MySQL supports locking and unlocking user accounts using the ACCOUNT LOCK and ACCOUNT UNLOCK clauses for the CREATE USER and ALTER USER statements:

  • When used with CREATE USER, these clauses specify the initial locking state for a new account. In the absence of either clause, the account is created in an unlocked state.

    If the validate_password component is enabled, creating an account without a password is not permitted, even if the account is locked. See Section 6.4.3, “The Password Validation Component”.

  • When used with ALTER USER, these clauses specify the new locking state for an existing account. In the absence of either clause, the account locking state remains unchanged.

    As of MySQL 8.0.19, ALTER USER ... UNLOCK unlocks any account named by the statement that is temporarily locked due to too many failed logins. See Section 6.2.15, “Password Management”.

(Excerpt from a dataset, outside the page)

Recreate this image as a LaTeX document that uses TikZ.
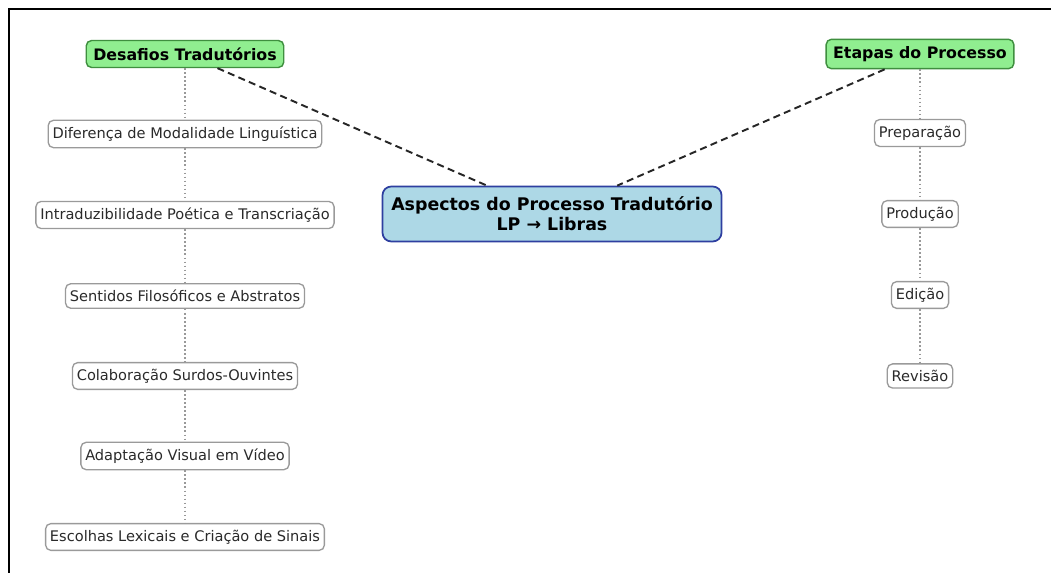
\documentclass[tikz,border=0pt]{standalone}
\usepackage{fontspec}
\setmainfont{DejaVu Sans}
\definecolor{hdrfill}{HTML}{90EE90}
\definecolor{hdrdraw}{HTML}{3F8F3F}
\definecolor{ctrfill}{HTML}{ADD8E6}
\definecolor{ctrdraw}{HTML}{2E3FA0}
\definecolor{itemdraw}{HTML}{9A9A9A}
\definecolor{itemtext}{HTML}{2A2A2A}
\definecolor{dotgray}{HTML}{999999}
\begin{document}
\begin{tikzpicture}[x=0.02cm,y=-0.02cm,
  hdr/.style={draw=hdrdraw, fill=hdrfill, rounded corners=3pt, line width=0.8pt, font=\bfseries\fontsize{9}{11}\selectfont, inner xsep=4pt, inner ysep=4pt},
  ctr/.style={draw=ctrdraw, fill=ctrfill, rounded corners=5pt, line width=1pt, font=\bfseries\fontsize{9.9}{11.4}\selectfont, align=center, inner xsep=5pt, inner ysep=3pt, minimum width=339*0.02cm, minimum height=55*0.02cm},
  item/.style={draw=itemdraw, fill=white, rounded corners=3pt, line width=0.75pt, font=\fontsize{8.3}{10}\selectfont, text=itemtext, inner xsep=2.5pt, inner ysep=3.6pt},
  dashlink/.style={draw=black!85, dash pattern=on 4pt off 2.5pt, line width=1.1pt},
  dotlink/.style={draw=dotgray, dash pattern=on 0.9pt off 1.4pt, line width=1pt}]
\useasboundingbox (0,0) rectangle (1051,573);
\fill[white] (0,0) rectangle (1051,573);
\draw[line width=0.9pt] (9,573) -- (9,9) -- (1051,9);
% headers
\node[hdr] (des) at (185,54) {Desafios Tradutórios};
\node[hdr] (eta) at (920,54) {Etapas do Processo};
\node[ctr] (cen) at (552,214) {Aspectos do Processo Tradutório\\LP → Libras};
% left items
\node[item] (l1) at (185,134) {Diferença de Modalidade Linguística};
\node[item] (l2) at (185,215) {Intraduzibilidade Poética e Transcriação};
\node[item] (l3) at (185,296) {Sentidos Filosóficos e Abstratos};
\node[item] (l4) at (185,376) {Colaboração Surdos-Ouvintes};
\node[item] (l5) at (185,456) {Adaptação Visual em Vídeo};
\node[item] (l6) at (185,537) {Escolhas Lexicais e Criação de Sinais};
% right items
\node[item] (r1) at (920,133) {Preparação};
\node[item] (r2) at (920,214) {Produção};
\node[item] (r3) at (920,295) {Edição};
\node[item] (r4) at (920,376) {Revisão};
% links
\draw[dashlink] (des) -- (cen);
\draw[dashlink] (eta) -- (cen);
\draw[dotlink] (des) -- (l1);
\draw[dotlink] (l1) -- (l2);
\draw[dotlink] (l2) -- (l3);
\draw[dotlink] (l3) -- (l4);
\draw[dotlink] (l4) -- (l5);
\draw[dotlink] (l5) -- (l6);
\draw[dotlink] (eta) -- (r1);
\draw[dotlink] (r1) -- (r2);
\draw[dotlink] (r2) -- (r3);
\draw[dotlink] (r3) -- (r4);
\end{tikzpicture}
\end{document}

Account locking state is recorded in the account_locked column of the mysql.user system table. The output from SHOW CREATE USER indicates whether an account is locked or unlocked.

If a client attempts to connect to a locked account, the attempt fails. The server increments the Locked_connects status variable that indicates the number of attempts to connect to a locked account, returns an ER_ACCOUNT_HAS_BEEN_LOCKED error, and writes a message to the error log:

Access denied for user 'user_name'@'host_name'.
Account is locked.

Locking an account does not affect being able to connect using a proxy user that assumes the identity of the locked account. It also does not affect the ability to execute stored programs or views that have a DEFINER attribute naming the locked account. That is, the ability to use a proxied account or stored programs or views is not affected by locking the account.

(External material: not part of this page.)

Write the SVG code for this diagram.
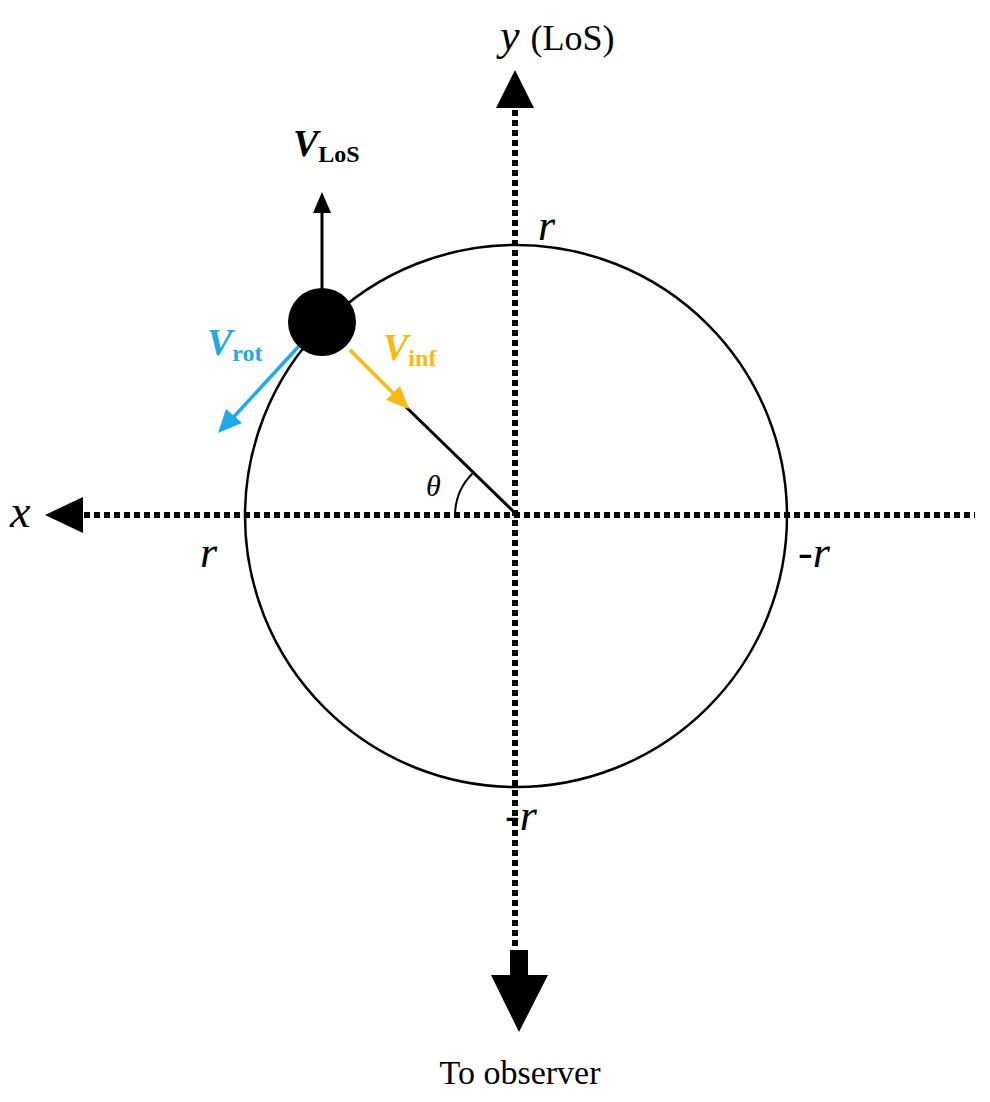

The account-locking capability depends on the presence of the account_locked column in the mysql.user system table. For upgrades from MySQL versions older than 5.7.6, perform the MySQL upgrade procedure to ensure that this column exists. See Section 2.11, “Upgrading MySQL”. For nonupgraded installations that have no account_locked column, the server treats all accounts as unlocked, and using the ACCOUNT LOCK or ACCOUNT UNLOCK clauses produces an error.